9.1.2 Statistical Data Science

The statistical usage of data science began in Japan in the early 1990s among academic statisticians concerned with the threats and opportunities associated with computational statistics, data mining, and other developments relating to the rise of available computing and surplus data. Chikio Hayashi appears to have coined this usage in 1992(Ohsumi 2002), after which it was used by his student Noboru Ohsumi in 1994 (Ohsumi 1994). By 1996 the International Federation of Classification Societies (IFCS) adopted it as part of a conference title (Hayashi 1998). This began a long engagement between the IFCS and data science that continues to this day in Europe and Japan. A subsequent but shorter-lived variant of this usage emerged in the US between 1996 and 2001 when a small group of academic statisticians unsuccessfully exhorted their field to brand itself as data science and embrace new developments in computational statistics and machine learning (Kettenring 1997; Wu 1997; Cleveland 2001). A third variant was developed by traditional statisticians who viewed the rise of second-wave classical data science as a threat to their field, prompting calls to “own” data science(Rodriguez 2012; Davidian 2013; Yu 2014; “ASA Statement on the Role of Statistics in Data Science” 2015; Donoho 2017).

9.2 Context

These origins shed light on the specific characteristics of each tradition and why they sometimes are at odds with each other over fundamental questions. Many of these characteristics may be traced to the social and technical contexts that motivated the usages associated with each tradition.

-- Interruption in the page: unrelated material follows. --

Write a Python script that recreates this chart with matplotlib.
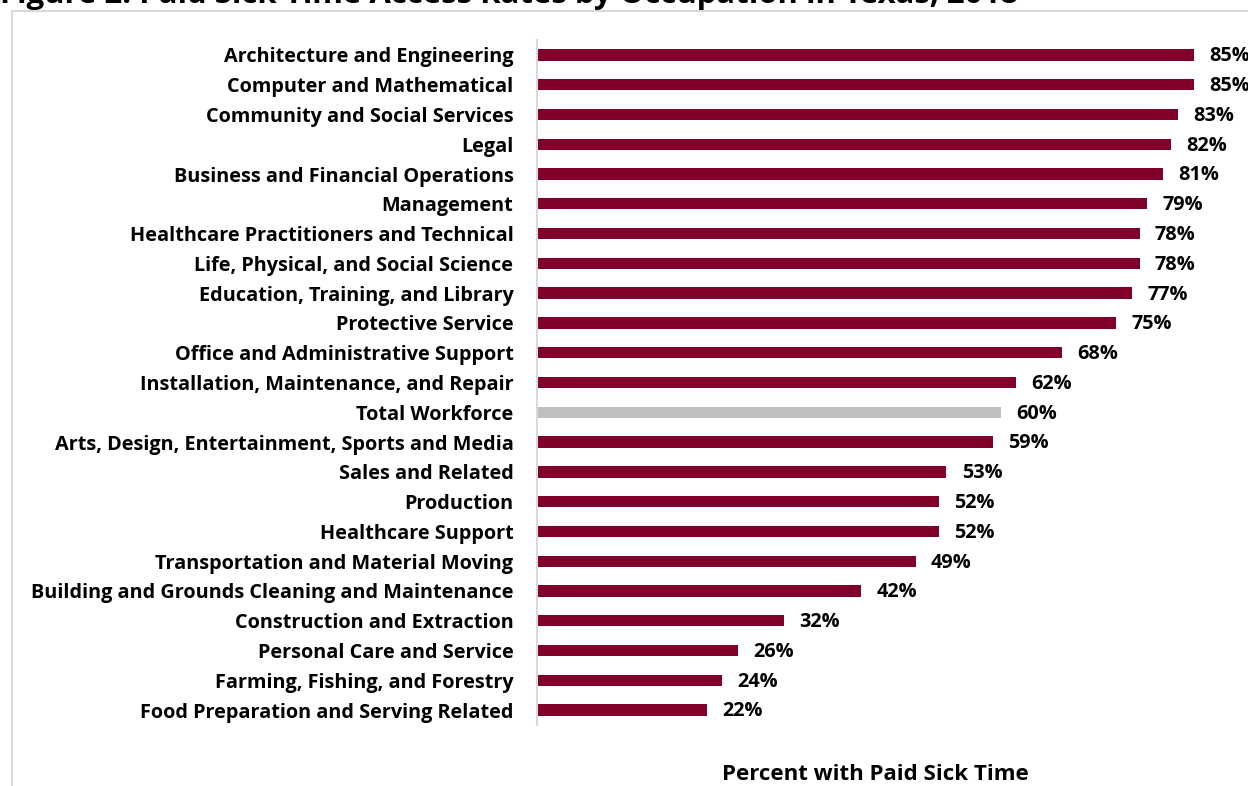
import matplotlib
matplotlib.use("Agg")
import matplotlib.pyplot as plt
from matplotlib.patches import Rectangle

# Data (top to bottom as shown)
occupations = [
    "Architecture and Engineering",
    "Computer and Mathematical",
    "Community and Social Services",
    "Legal",
    "Business and Financial Operations",
    "Management",
    "Healthcare Practitioners and Technical",
    "Life, Physical, and Social Science",
    "Education, Training, and Library",
    "Protective Service",
    "Office and Administrative Support",
    "Installation, Maintenance, and Repair",
    "Total Workforce",
    "Arts, Design, Entertainment, Sports and Media",
    "Sales and Related",
    "Production",
    "Healthcare Support",
    "Transportation and Material Moving",
    "Building and Grounds Cleaning and Maintenance",
    "Construction and Extraction",
    "Personal Care and Service",
    "Farming, Fishing, and Forestry",
    "Food Preparation and Serving Related",
]
rates = [85, 85, 83, 82, 81, 79, 78, 78, 77, 75, 68, 62, 60,
         59, 53, 52, 52, 49, 42, 32, 26, 24, 22]
highlight = "Total Workforce"

MAROON = "#80002A"
GREY = "#BFBFBF"

plt.rcParams['font.family'] = ['Open Sans', 'DejaVu Sans']
plt.rcParams['font.weight'] = 'bold'

W, H = 1248, 786
fig = plt.figure(figsize=(W / 100, H / 100), dpi=100)

# chart frame (runs past the image edges like the cropped original)
fig.patches.append(Rectangle((12 / W, -0.1), 1.2, (H - 11) / H + 0.1,
                             transform=fig.transFigure, fill=False,
                             edgecolor="#D9D9D9", linewidth=1.5))

fig.text(0, 1 - 3 / H, "Figure 2. Paid Sick Time Access Rates by Occupation in Texas, 2018",
         fontsize=22.4, fontweight='bold', ha='left', va='baseline')

ax = fig.add_axes([537 / W, 1 - 725 / H, (1213 - 537) / W, (725 - 40) / H])

ypos = list(range(len(occupations)))
colors = [GREY if o == highlight else MAROON for o in occupations]
ax.barh(ypos, rates, height=0.38, color=colors)

for y, v in zip(ypos, rates):
    ax.annotate(f"{v}%", (v, y), xytext=(11, -1), textcoords='offset points',
                va='center', ha='left', fontsize=14.3, fontweight='bold',
                annotation_clip=False)

ax.set_yticks(ypos)
ax.set_yticklabels(occupations, fontsize=14.3, fontweight='bold')
ax.set_ylim(len(occupations) - 0.5, -0.5)
ax.set_xlim(0, 87.5)
ax.tick_params(axis='y', length=0, pad=17)
ax.set_xticks([])

for s in ['top', 'right', 'bottom']:
    ax.spines[s].set_visible(False)
ax.spines['left'].set_color("#D9D9D9")
ax.spines['left'].set_linewidth(1.5)

ax.set_xlabel("Percent with Paid Sick Time", fontsize=16, fontweight='bold', va='center')
ax.xaxis.set_label_coords(0.5, -(775 - 725) / (725 - 40))

fig.savefig("out.png", dpi=100)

The classical usage was motivated by an historically unique assemblage of networked data-generating and computational machinery that characterized post-war military and scientific endeavors that has only grown since that time. The primary problem faced in this context was what we can call data impedance—the endemic disproportion between the production of data by signal-generating instruments—from satellites and particle accelerators to, nowadays, smart phones and credit cards—capturing a wide range of natural and behavioral phenomena, and the ability to process and interpret these data, often rapidly, by means of computational machinery. In this context, data science emerged as an eclectic form of expertise associated with the pipeline of activities that begins with the acquisition of data, often from non-experimental sources, to its reduction and modeling, to its visualization and interpretation. In the early days, classical data science was heavily invested in pushing the envelope of computational technology to handle the demands of data impedance, leading to advances in the design of chips, networks, and databases. Indeed, the Internet connects directly the first and second variants of classical data science. The skills and values associated with this pipeline have been remarkably consistent from the 1960s to the present time—for example the desire and ability to work with large and dynamic sets of unstructured data, the focus on computational methods in place of analytic ones, and the premium placed on the visualization and communication of results to drive decision-making.

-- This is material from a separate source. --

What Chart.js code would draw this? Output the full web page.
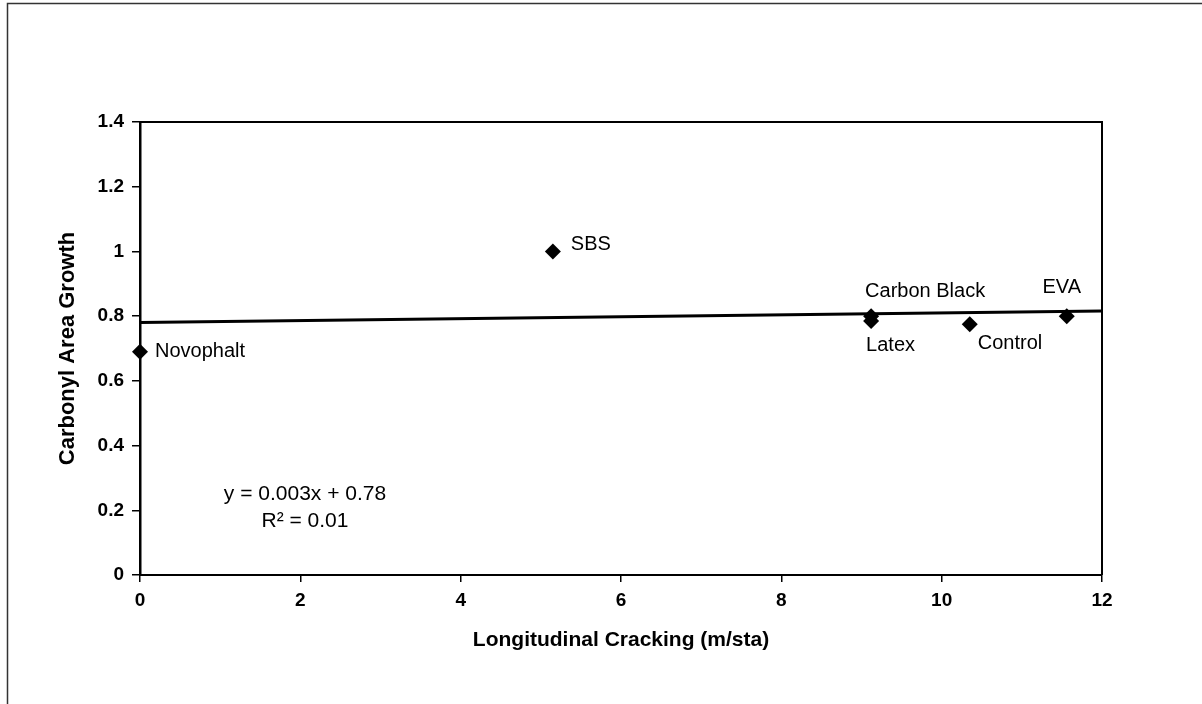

By contrast, the statistical usage developed in the context of an established academic field reacting to external developments—the technological developments within which classical data science emerged. Each of the three variants of the statistical usage was motivated by the perceived threats and opportunities prompted by the rise of computational methods and the growing surplus of data being captured by databases and shared over networks. A recurrent theme in this usage is an attraction to machine learning, developed primarily by computer scientists, and a repulsion to data mining, perceived as an unprincipled collection of methods lacking in experimental design and mathematical grounding. In this context, data science emerged as a vision for new form of statistics that would encompass and enhance the good parts of new computational methods while throwing away the bad.